城内光景,仿佛文人画作,飘溢着人文气息。两条璀璨的护城河,形如古币,外圆内方,寓意阴阳,流入画中。河畔岸边,古迹林立。二十世纪八十年代,我入读如师附小。那是所百年老校,古色古香的校舍、楼亭、牌坊,虽已湮灭,不过校门前的泮池,流水汩汩,校园后的文庙,气宇巍巍。那座庙及周遭的祠堂,供奉过孔子、胡瑗。每每散学,我顺着城河,徐徐东行,仿佛走入一部目不暇接的艺文志。眺望彼岸,冯玉祥题额的安乐家,弧顶翘角,灰瓦白墙,中西合璧。移步顷刻,便至冒家桥,桥北直通古朴幽然的冒家巷,即“集贤里”。王观、冒辟疆、戴联奎、冒广生等乡贤故居,云集于此:砖道仄仄,石鼓白白,木门森森,老梅郁郁,大户人家,细处取胜。桥南矗立着定慧寺。古寺坐北,山门朝南,天下一奇。寺门正对一片古意盎然的书院式古建筑——如皋师范学堂,中国首批公立师范学校之一。回溯校史,登门而来的名师达人,有张謇、郑孝胥、沙元炳、刘延陵等;从中走出的门生后学,有吴亚鲁、魏建功、吴俊升、常惺法师等。若扶着校墙,伴着河岸,续行片刻,水绘园里的水明楼,仿佛画舫,缓缓驶入眼眸。数百年来,城中小民乐道的八卦就是园中冒辟疆、董小宛的爱情故事。如皋文人引以为傲的是一邑四帝师:胡瑗、孙应鳌、戴联奎、沈岐。
大儒帝师,才子佳人,无不喜书。
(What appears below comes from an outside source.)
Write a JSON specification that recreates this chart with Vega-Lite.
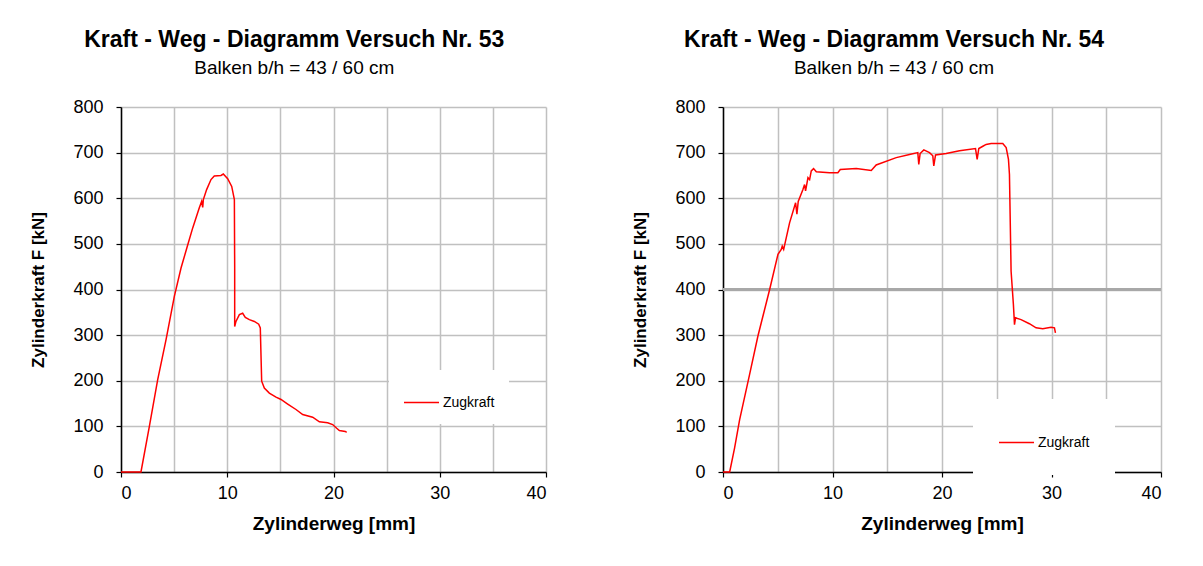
{
  "$schema": "https://vega.github.io/schema/vega-lite/v6.json",
  "background": "white",
  "padding": {"left": 29, "top": 29, "right": 5, "bottom": 5},
  "config": {
    "font": "Liberation Sans",
    "view": {"stroke": null},
    "concat": {"spacing": 84},
    "axis": {
      "labelFont": "Liberation Sans",
      "titleFont": "Liberation Sans",
      "labelColor": "black",
      "titleColor": "black",
      "domainColor": "black",
      "domainWidth": 1.5,
      "tickColor": "black",
      "tickWidth": 1.2,
      "tickSize": 5,
      "gridColor": "#c0c0c0",
      "gridWidth": 1.5,
      "gridOpacity": 1,
      "labelFontSize": 18,
      "titleFontSize": 18,
      "titleFontWeight": "bold"
    },
    "title": {"color": "black", "subtitleColor": "black", "font": "Liberation Sans", "subtitleFont": "Liberation Sans"}
  },
  "datasets": {
    "v53": [
      {"weg": 0, "kraft": 0, "serie": "Zugkraft"},
      {"weg": 1.88, "kraft": 0, "serie": "Zugkraft"},
      {"weg": 2.67, "kraft": 100, "serie": "Zugkraft"},
      {"weg": 3.45, "kraft": 202, "serie": "Zugkraft"},
      {"weg": 4.24, "kraft": 290, "serie": "Zugkraft"},
      {"weg": 5.02, "kraft": 385, "serie": "Zugkraft"},
      {"weg": 5.65, "kraft": 447, "serie": "Zugkraft"},
      {"weg": 6.27, "kraft": 497, "serie": "Zugkraft"},
      {"weg": 6.75, "kraft": 535, "serie": "Zugkraft"},
      {"weg": 7.37, "kraft": 579, "serie": "Zugkraft"},
      {"weg": 7.59, "kraft": 593, "serie": "Zugkraft"},
      {"weg": 7.69, "kraft": 580, "serie": "Zugkraft"},
      {"weg": 7.75, "kraft": 597, "serie": "Zugkraft"},
      {"weg": 8.06, "kraft": 619, "serie": "Zugkraft"},
      {"weg": 8.47, "kraft": 641, "serie": "Zugkraft"},
      {"weg": 8.78, "kraft": 649, "serie": "Zugkraft"},
      {"weg": 9.41, "kraft": 650, "serie": "Zugkraft"},
      {"weg": 9.63, "kraft": 653, "serie": "Zugkraft"},
      {"weg": 10.04, "kraft": 643, "serie": "Zugkraft"},
      {"weg": 10.42, "kraft": 626, "serie": "Zugkraft"},
      {"weg": 10.67, "kraft": 597, "serie": "Zugkraft"},
      {"weg": 10.7, "kraft": 447, "serie": "Zugkraft"},
      {"weg": 10.7, "kraft": 319, "serie": "Zugkraft"},
      {"weg": 10.82, "kraft": 330, "serie": "Zugkraft"},
      {"weg": 11.14, "kraft": 345, "serie": "Zugkraft"},
      {"weg": 11.45, "kraft": 348, "serie": "Zugkraft"},
      {"weg": 11.7, "kraft": 339, "serie": "Zugkraft"},
      {"weg": 12.08, "kraft": 334, "serie": "Zugkraft"},
      {"weg": 12.55, "kraft": 330, "serie": "Zugkraft"},
      {"weg": 12.96, "kraft": 324, "serie": "Zugkraft"},
      {"weg": 13.11, "kraft": 316, "serie": "Zugkraft"},
      {"weg": 13.24, "kraft": 199, "serie": "Zugkraft"},
      {"weg": 13.49, "kraft": 184, "serie": "Zugkraft"},
      {"weg": 13.96, "kraft": 173, "serie": "Zugkraft"},
      {"weg": 14.59, "kraft": 164, "serie": "Zugkraft"},
      {"weg": 15.06, "kraft": 159, "serie": "Zugkraft"},
      {"weg": 15.69, "kraft": 149, "serie": "Zugkraft"},
      {"weg": 16.47, "kraft": 137, "serie": "Zugkraft"},
      {"weg": 17.1, "kraft": 126, "serie": "Zugkraft"},
      {"weg": 18.04, "kraft": 120, "serie": "Zugkraft"},
      {"weg": 18.67, "kraft": 110, "serie": "Zugkraft"},
      {"weg": 19.45, "kraft": 108, "serie": "Zugkraft"},
      {"weg": 19.92, "kraft": 104, "serie": "Zugkraft"},
      {"weg": 20.3, "kraft": 96, "serie": "Zugkraft"},
      {"weg": 20.55, "kraft": 91, "serie": "Zugkraft"},
      {"weg": 21.11, "kraft": 89, "serie": "Zugkraft"},
      {"weg": 21.24, "kraft": 87, "serie": "Zugkraft"}
    ],
    "v54": [
      {"weg": 0, "kraft": 0, "serie": "Zugkraft"},
      {"weg": 0.61, "kraft": 0, "serie": "Zugkraft"},
      {"weg": 1.06, "kraft": 53, "serie": "Zugkraft"},
      {"weg": 1.52, "kraft": 115, "serie": "Zugkraft"},
      {"weg": 2.43, "kraft": 214, "serie": "Zugkraft"},
      {"weg": 3.19, "kraft": 298, "serie": "Zugkraft"},
      {"weg": 4.26, "kraft": 400, "serie": "Zugkraft"},
      {"weg": 5.02, "kraft": 477, "serie": "Zugkraft"},
      {"weg": 5.32, "kraft": 488, "serie": "Zugkraft"},
      {"weg": 5.41, "kraft": 495, "serie": "Zugkraft"},
      {"weg": 5.54, "kraft": 488, "serie": "Zugkraft"},
      {"weg": 6.08, "kraft": 546, "serie": "Zugkraft"},
      {"weg": 6.63, "kraft": 590, "serie": "Zugkraft"},
      {"weg": 6.75, "kraft": 565, "serie": "Zugkraft"},
      {"weg": 6.87, "kraft": 593, "serie": "Zugkraft"},
      {"weg": 7.3, "kraft": 619, "serie": "Zugkraft"},
      {"weg": 7.45, "kraft": 630, "serie": "Zugkraft"},
      {"weg": 7.54, "kraft": 616, "serie": "Zugkraft"},
      {"weg": 7.76, "kraft": 645, "serie": "Zugkraft"},
      {"weg": 7.91, "kraft": 641, "serie": "Zugkraft"},
      {"weg": 8.06, "kraft": 660, "serie": "Zugkraft"},
      {"weg": 8.27, "kraft": 665, "serie": "Zugkraft"},
      {"weg": 8.52, "kraft": 658, "serie": "Zugkraft"},
      {"weg": 9.73, "kraft": 656, "serie": "Zugkraft"},
      {"weg": 10.49, "kraft": 656, "serie": "Zugkraft"},
      {"weg": 10.71, "kraft": 663, "serie": "Zugkraft"},
      {"weg": 12.17, "kraft": 665, "serie": "Zugkraft"},
      {"weg": 13.54, "kraft": 661, "serie": "Zugkraft"},
      {"weg": 13.99, "kraft": 673, "serie": "Zugkraft"},
      {"weg": 15.82, "kraft": 689, "serie": "Zugkraft"},
      {"weg": 17.03, "kraft": 696, "serie": "Zugkraft"},
      {"weg": 17.79, "kraft": 700, "serie": "Zugkraft"},
      {"weg": 17.88, "kraft": 674, "serie": "Zugkraft"},
      {"weg": 18.0, "kraft": 698, "serie": "Zugkraft"},
      {"weg": 18.34, "kraft": 706, "serie": "Zugkraft"},
      {"weg": 18.86, "kraft": 700, "serie": "Zugkraft"},
      {"weg": 19.16, "kraft": 693, "serie": "Zugkraft"},
      {"weg": 19.25, "kraft": 671, "serie": "Zugkraft"},
      {"weg": 19.41, "kraft": 695, "serie": "Zugkraft"},
      {"weg": 20.38, "kraft": 698, "serie": "Zugkraft"},
      {"weg": 21.6, "kraft": 704, "serie": "Zugkraft"},
      {"weg": 23.06, "kraft": 709, "serie": "Zugkraft"},
      {"weg": 23.21, "kraft": 685, "serie": "Zugkraft"},
      {"weg": 23.36, "kraft": 709, "serie": "Zugkraft"},
      {"weg": 23.73, "kraft": 714, "serie": "Zugkraft"},
      {"weg": 24.03, "kraft": 718, "serie": "Zugkraft"},
      {"weg": 24.49, "kraft": 720, "serie": "Zugkraft"},
      {"weg": 24.94, "kraft": 720, "serie": "Zugkraft"},
      {"weg": 25.55, "kraft": 720, "serie": "Zugkraft"},
      {"weg": 25.86, "kraft": 711, "serie": "Zugkraft"},
      {"weg": 26.07, "kraft": 685, "serie": "Zugkraft"},
      {"weg": 26.16, "kraft": 652, "serie": "Zugkraft"},
      {"weg": 26.31, "kraft": 440, "serie": "Zugkraft"},
      {"weg": 26.52, "kraft": 367, "serie": "Zugkraft"},
      {"weg": 26.62, "kraft": 323, "serie": "Zugkraft"},
      {"weg": 26.71, "kraft": 338, "serie": "Zugkraft"},
      {"weg": 27.22, "kraft": 334, "serie": "Zugkraft"},
      {"weg": 27.98, "kraft": 325, "serie": "Zugkraft"},
      {"weg": 28.59, "kraft": 316, "serie": "Zugkraft"},
      {"weg": 29.2, "kraft": 314, "serie": "Zugkraft"},
      {"weg": 29.96, "kraft": 317, "serie": "Zugkraft"},
      {"weg": 30.27, "kraft": 316, "serie": "Zugkraft"},
      {"weg": 30.36, "kraft": 305, "serie": "Zugkraft"}
    ]
  },
  "hconcat": [
    {
      "width": 425,
      "height": 365,
      "title": {
        "text": "Kraft - Weg - Diagramm Versuch Nr.  53",
        "subtitle": "Balken b/h = 43 / 60 cm",
        "frame": "bounds",
        "anchor": "middle",
        "dx": 6,
        "fontSize": 23,
        "fontWeight": "bold",
        "subtitleFontSize": 19,
        "subtitlePadding": 7,
        "offset": 20
      },
      "data": {"name": "v53"},
      "layer": [
        {
          "mark": {"type": "line", "opacity": 0},
          "encoding": {
            "x": {"field": "weg", "type": "quantitative", "scale": {"domain": [0, 40], "nice": false, "zero": false},
              "axis": {"orient": "bottom", "values": [0, 5, 10, 15, 20, 25, 30, 35, 40], "grid": true, "labels": false, "ticks": false, "domain": false, "title": null}},
            "y": {"field": "kraft", "type": "quantitative", "scale": {"domain": [0, 800], "nice": false},
              "axis": {"orient": "left", "values": [0, 100, 200, 300, 400, 500, 600, 700, 800], "grid": true, "labels": false, "ticks": false, "domain": false, "title": null}}
          }
        },
        {
          "mark": {"type": "line", "strokeWidth": 1.5},
          "encoding": {
            "x": {"field": "weg", "type": "quantitative", "scale": {"domain": [0, 40], "nice": false, "zero": false},
              "axis": {"orient": "bottom", "values": [0, 10, 20, 30, 40], "grid": false, "labelPadding": 7, "title": "Zylinderweg [mm]", "titleFontSize": 19, "titlePadding": 12}},
            "y": {"field": "kraft", "type": "quantitative", "scale": {"domain": [0, 800], "nice": false},
              "axis": {"orient": "left", "values": [0, 100, 200, 300, 400, 500, 600, 700, 800], "grid": false, "labelPadding": 13, "title": "Zylinderkraft F [kN]", "titleFontSize": 17, "titlePadding": 25}},
            "color": {"field": "serie", "type": "nominal", "scale": {"domain": ["Zugkraft"], "range": ["#ff0000"]},
              "legend": {"orient": "none", "legendX": 268, "legendY": 263, "title": null, "symbolType": "stroke", "symbolSize": 1225, "symbolStrokeWidth": 1.5, "labelFontSize": 14, "labelOffset": 3, "labelColor": "black", "fillColor": "white", "padding": 14}},
            "order": {"value": null}
          }
        }
      ],
      "resolve": {"axis": {"x": "independent", "y": "independent"}}
    },
    {
      "width": 438,
      "height": 365,
      "title": {
        "text": "Kraft - Weg - Diagramm Versuch Nr.  54",
        "subtitle": "Balken b/h = 43 / 60 cm",
        "frame": "bounds",
        "anchor": "middle",
        "dx": -3,
        "fontSize": 23,
        "fontWeight": "bold",
        "subtitleFontSize": 19,
        "subtitlePadding": 7,
        "offset": 20
      },
      "data": {"name": "v54"},
      "layer": [
        {
          "mark": {"type": "line", "opacity": 0},
          "encoding": {
            "x": {"field": "weg", "type": "quantitative", "scale": {"domain": [0, 40], "nice": false, "zero": false},
              "axis": {"orient": "bottom", "values": [0, 5, 10, 15, 20, 25, 30, 35, 40], "grid": true, "labels": false, "ticks": false, "domain": false, "title": null}},
            "y": {"field": "kraft", "type": "quantitative", "scale": {"domain": [0, 800], "nice": false},
              "axis": {"orient": "left", "values": [0, 100, 200, 300, 400, 500, 600, 700, 800], "grid": true, "labels": false, "ticks": false, "domain": false, "title": null}}
          }
        },
        {
          "mark": {"type": "rule", "color": "#a8a8a8", "strokeWidth": 2},
          "encoding": {"y": {"datum": 400, "type": "quantitative", "axis": null}}
        },
        {
          "mark": {"type": "line", "strokeWidth": 1.5},
          "encoding": {
            "x": {"field": "weg", "type": "quantitative", "scale": {"domain": [0, 40], "nice": false, "zero": false},
              "axis": {"orient": "bottom", "values": [0, 10, 20, 30, 40], "grid": false, "labelPadding": 7, "title": "Zylinderweg [mm]", "titleFontSize": 19, "titlePadding": 12}},
            "y": {"field": "kraft", "type": "quantitative", "scale": {"domain": [0, 800], "nice": false},
              "axis": {"orient": "left", "values": [0, 100, 200, 300, 400, 500, 600, 700, 800], "grid": false, "labelPadding": 13, "title": "Zylinderkraft F [kN]", "titleFontSize": 17, "titlePadding": 25}},
            "color": {"field": "serie", "type": "nominal", "scale": {"domain": ["Zugkraft"], "range": ["#ff0000"]},
              "legend": {"orient": "none", "legendX": 250, "legendY": 292, "title": null, "symbolType": "stroke", "symbolSize": 1225, "symbolStrokeWidth": 1.5, "labelFontSize": 14, "labelOffset": 3, "labelColor": "black", "fillColor": "white", "padding": 25}},
            "order": {"value": null}
          }
        }
      ],
      "resolve": {"axis": {"x": "independent", "y": "independent"}}
    }
  ],
  "resolve": {
    "scale": {"color": "independent", "x": "independent", "y": "independent"},
    "legend": {"color": "independent"}
  }
}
里人热衷读书,如皋成为闻名苏中的文化古邑。民间氛围如许,无论城镇,抑或乡村,如皋人尤为重教。相比他乡,如皋学校教育极为严苛。轮扁斫轮,庖丁解牛,张弛相融,方为正道。读书学习,何尝不是如此?幸运的是,少年时期,双亲于我,一向开明。父亲从政撰文,深解读书苦闷;母亲经营小店,文化不高。他俩不望子成龙,倒是望子成人。因此,我读什么书,怎么读书,随性即可。固然散养的鸡不及圈养的鸡那么温驯,不过味道要鲜美些——于我来说,那味道自然是浓郁的书香。
时至小学三、四年级,全国热播电视剧《围城》,母亲天天守时观看。她还默许我隔门窥听“广播剧”。剧中妙喻,排山倒海,仿佛无形千手,挠人痒痒,听得我心中暗笑,乃至忍俊不禁。